In 2007, Clooney began dating the former cocktail waitress Sarah Larson, whose official girlfriend status was confirmed when she accompanied the star to the 2008 Academy Awards and even moved into his L.A. home. However, the couple split soon afterwards.
“I’ve had some easy and natural break-ups as well as some rough ones,” Clooney told Britain’s Daily Telegraph newspaper last year. “I deal with them the same way we all do: I’m successful with some and not so successful with others. I don’t think my experiences are any different than anybody else’s, they’ve just been amplified a little more.”
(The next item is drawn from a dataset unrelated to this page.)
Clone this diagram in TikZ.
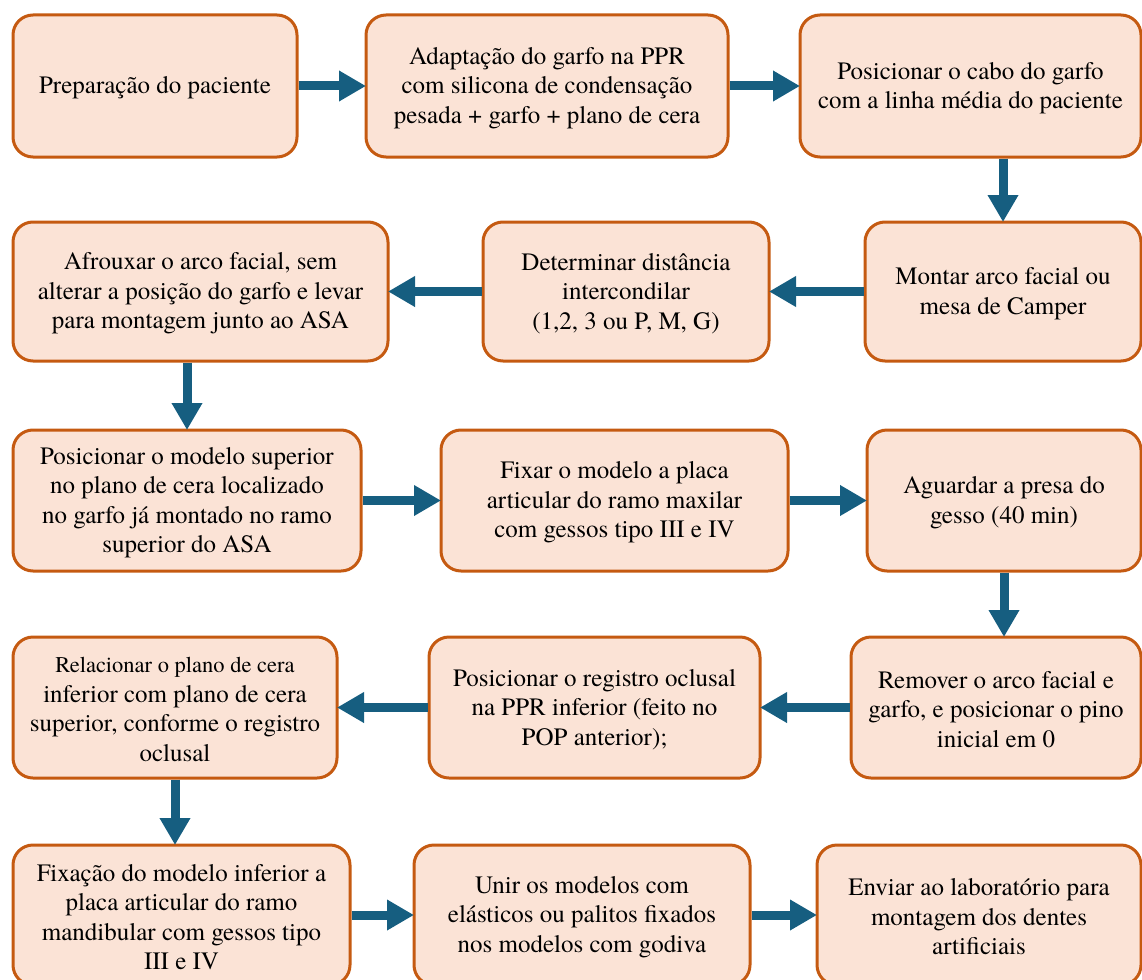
\documentclass[tikz,border=0pt]{standalone}
\usepackage{fontspec}
\setmainfont{texgyretermes-regular.otf}
\usetikzlibrary{arrows.meta}
\definecolor{boxfill}{HTML}{FBE3D6}
\definecolor{boxline}{HTML}{C55A11}
\definecolor{arrowblue}{HTML}{165E80}
\tikzset{
  stepbox/.style={draw=boxline, fill=boxfill, line width=3pt, rounded corners=20pt,
    inner sep=0pt, outer sep=0pt},
  steptext/.style={align=center, inner sep=0pt, font=\fontsize{25pt}{29.5pt}\selectfont},
  flow/.style={draw=arrowblue, line width=9pt, -{Triangle[width=29pt,length=27pt]}, shorten <=1.5pt, shorten >=0pt},
}
\newcommand{\mybox}[6]{% name, left, top, right, bottom, text
  \pgfmathsetmacro{\cx}{(#2+#4)/2}%
  \pgfmathsetmacro{\cy}{(#3+#5)/2}%
  \pgfmathsetmacro{\bw}{#4-#2}%
  \pgfmathsetmacro{\bh}{#5-#3}%
  \node[stepbox, minimum width=\bw pt, minimum height=\bh pt] (#1) at (\cx,\cy) {};%
  \node[steptext] (#1t) at ([yshift=-2pt]#1.center) {#6};%
}
\begin{document}
\begin{tikzpicture}[x=1pt,y=-1pt]
\useasboundingbox (0,0) rectangle (1142,979);
\clip (0,0) rectangle (1142,979);

\mybox{b1}{13}{15}{297}{157}{Preparação do paciente}
\mybox{b2}{366}{15}{728}{157}{Adaptação do garfo na PPR\\com silicona de condensação\\pesada + garfo + plano de cera}
\mybox{b3}{800}{15}{1141}{157}{Posicionar o cabo do garfo\\com a linha média do paciente}
\mybox{b4}{13}{222}{388}{361}{Afrouxar o arco facial, sem\\alterar a posição do garfo e levar\\para montagem junto ao ASA}
\mybox{b5}{483}{222}{769}{361}{Determinar distância\\intercondilar\\(1,2, 3 ou P, M, G)}
\mybox{b6}{865}{222}{1141}{361}{Montar arco facial ou\\mesa de Camper}
\mybox{b7}{13}{430}{361}{571}{Posicionar o modelo superior\\no plano de cera localizado\\no garfo já montado no ramo\\superior do ASA}
\mybox{b8}{441}{430}{788}{571}{Fixar o modelo a placa\\articular do ramo maxilar\\com gessos tipo III e IV}
\mybox{b9}{867}{430}{1141}{571}{Aguardar a presa do\\gesso (40 min)}
\mybox{b10}{13}{637}{337}{778}{\fontsize{22.5pt}{29pt}\selectfont Relacionar o plano de cera\\inferior com plano de cera\\superior, conforme o registro\\oclusal}
\mybox{b11}{429}{637}{760}{778}{Posicionar o registro oclusal\\na PPR inferior (feito no\\POP anterior);}
\mybox{b12}{851}{637}{1141}{778}{Remover o arco facial e\\garfo, e posicionar o pino\\inicial em 0}
\mybox{b13}{13}{845}{350}{985}{Fixação do modelo inferior a\\placa articular do ramo\\mandibular com gessos tipo\\III e IV}
\mybox{b14}{414}{845}{750}{985}{Unir os modelos com\\elásticos ou palitos fixados\\nos modelos com godiva}
\mybox{b15}{817}{845}{1141}{985}{Enviar ao laboratório para\\montagem dos dentes\\artificiais}

\draw[flow] (b1.east) -- (b2.west);
\draw[flow] (b2.east) -- (b3.west);
\draw[flow] (b6.north |- b3.south) -- (b6.north);
\draw[flow] (b6.west) -- (b5.east);
\draw[flow] (b5.west) -- (b4.east);
\draw[flow] (b7.north |- b4.south) -- (b7.north);
\draw[flow] (b7.east) -- (b8.west);
\draw[flow] (b8.east) -- (b9.west);
\draw[flow] (b9.south) -- (b9.south |- b12.north);
\draw[flow] (b12.west) -- (b11.east);
\draw[flow] (b11.west) -- (b10.east);
\draw[flow] (b10.south) -- (b10.south |- b13.north);
\draw[flow] (b13.east) -- (b14.west);
\draw[flow] (b14.east) -- (b15.west);
\end{tikzpicture}
\end{document}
It may just be coincidence, but Clooney’s more recent films have tended to chip away at his twinkly-eyed playboy facade to reveal a more fragile, lonely and complex character. In last year’s bittersweet Up In The Air, he played a human resources hit-man whose cool and calculating job firing employees is reflected in his remote attitude to family, friends and lovers. When he finally surrenders to love, his own cynicism about relationships comes back to bite him.
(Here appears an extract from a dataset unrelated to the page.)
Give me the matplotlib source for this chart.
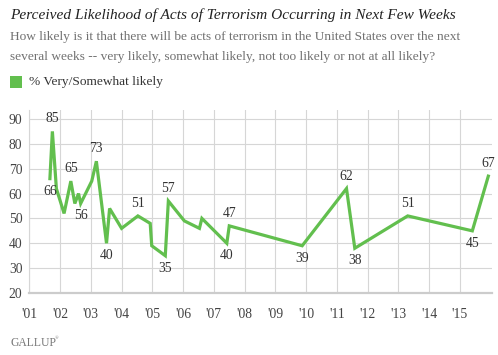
import matplotlib.pyplot as plt

# survey dates (decimal years) and % very/somewhat likely
years = [2001.67, 2001.75, 2001.88, 2002.13, 2002.35, 2002.48, 2002.60, 2002.67,
         2003.03, 2003.18, 2003.51, 2003.61, 2004.00, 2004.53, 2004.93, 2004.98,
         2005.42, 2005.52, 2006.04, 2006.53, 2006.61, 2007.42, 2007.50, 2009.87,
         2011.31, 2011.58, 2013.30, 2015.40, 2015.92]
values = [66, 85, 62, 52, 65, 56, 60, 56,
          65, 73, 40, 54, 46, 51, 48, 39,
          35, 57, 49, 46, 50, 40, 47, 39,
          62, 38, 51, 45, 67]
# which points get a value label, and where
label_pos = ['below', 'above', None, None, 'above', None, None, 'below',
             None, 'above', 'below', None, None, 'above', None, None,
             'below', 'above', None, None, None, 'below', 'above', 'below',
             'above', 'below', 'above', 'below', 'above']

tick_years = list(range(2001, 2016))
tick_labels = ["'%02d" % (y % 100) for y in tick_years]
y_ticks = [20, 30, 40, 50, 60, 70, 80, 90]

GREEN = '#62bf4e'
GRID = '#d6d6d6'
FONT = 'Liberation Serif'

plt.rcParams['font.family'] = FONT

fig = plt.figure(figsize=(4.98, 3.55), dpi=100)
ax = fig.add_axes([29.3 / 498, 62 / 355, 462.4 / 498, 183 / 355])

ax.plot(years, values, color=GREEN, lw=2.3, solid_joinstyle='miter', zorder=3)

for x, v, pos in zip(years, values, label_pos):
    if pos is None:
        continue
    dy = 9 if pos == 'above' else -9
    ax.annotate(str(v), (x, v), xytext=(0, dy), textcoords='offset points',
                ha='center', va='center', fontsize=9.8, color='#333333')

ax.set_xlim(2001, 2016.03)
ax.set_ylim(20, 93.6)
ax.set_xticks(tick_years)
ax.set_xticklabels(tick_labels)
ax.set_yticks(y_ticks)
ax.grid(True, color=GRID, lw=0.8)
ax.set_axisbelow(True)
ax.tick_params(axis='both', length=0, labelsize=9.8, labelcolor='#444444')
ax.tick_params(axis='x', pad=11)
ax.tick_params(axis='y', pad=5)
for s in ['top', 'right']:
    ax.spines[s].set_visible(False)
ax.spines['left'].set_color(GRID)
ax.spines['left'].set_linewidth(0.8)
ax.spines['bottom'].set_color('#cccccc')
ax.spines['bottom'].set_linewidth(1.6)

# header
fig.text(10 / 498, 1 - 15 / 355, 'Perceived Likelihood of Acts of Terrorism Occurring in Next Few Weeks',
         fontsize=11.1, style='italic', color='#222222', va='center')
fig.text(10 / 498, 1 - 37 / 355,
         'How likely is it that there will be acts of terrorism in the United States over the next',
         fontsize=9.6, color='#707070', va='center')
fig.text(10 / 498, 1 - 57 / 355,
         'several weeks -- very likely, somewhat likely, not too likely or not at all likely?',
         fontsize=9.6, color='#707070', va='center')

# legend
fig.patches.append(plt.Rectangle((10 / 498, 1 - 88 / 355), 12 / 498, 12 / 355,
                                 transform=fig.transFigure, color=GREEN, lw=0))
fig.text(29 / 498, 1 - 82 / 355, '% Very/Somewhat likely', fontsize=9.6,
         color='#333333', va='center')

# footer
fig.text(10 / 498, 1 - 343 / 355, 'GALLUP', fontsize=8.4, color='#777777', va='center')
fig.text(55 / 498, 1 - 338 / 355, '\u00ae', fontsize=3.5, color='#777777', va='center')

fig.savefig('out.png', dpi=100)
“It’s a bit close to home and to my own persona,” Clooney admitted to the Daily Mirror, “so I knew I’d have to take that baggage on as well. But if you’re a grown-up, you are able to look at how other people look at you.
In his latest movie, Anton Corbijn’s moody and stylish Euro-thriller The American, Clooney again flaunts his crinkled features and emotional vulnerability as an assassin on the brink of retirement who goes into hiding in a small Italian town. After years of shunning close human relationships for professional reasons, he finds himself drawn into a dangerous affair with a local prostitute. It is a gritty and dark turn for a major Hollywood star.
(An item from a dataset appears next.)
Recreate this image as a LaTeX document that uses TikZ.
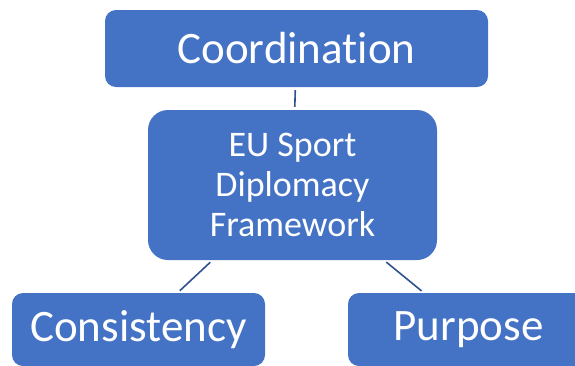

“I want to try and keep things a little more desperate, a little more on the edge,” Clooney once told me. “I’m trying desperately not to get caught up in protecting an image, because that image and that audience will change or go away. You can end up missing out on great opportunities, or short-changing the performance because you’re protecting something. The worst thing you can do as an actor is to try to play to an audience.”
In recent interviews, Clooney has begun mocking his sex-symbol image, pointing out just how old and gray he now appears on screen. But even as his 50th birthday looms, he remains ambivalent about the benefits of marriage, children and long-term relationships. Although some media matchmakers may be hearing wedding bells, Hollywood’s most “eligible bachelor” is still sitting on the fence, where he has always been. Romantic contentment is a noble ideal, but sometimes the single life is simply more satisfying.
“I’ve had some absolutely great relationships and some not so great relationships,” Clooney told The Daily Telegraph. “I’ve been in some relationships where I’ve felt terribly alone. Just because you’re with someone it doesn’t mean you’re incredibly happy and complete.”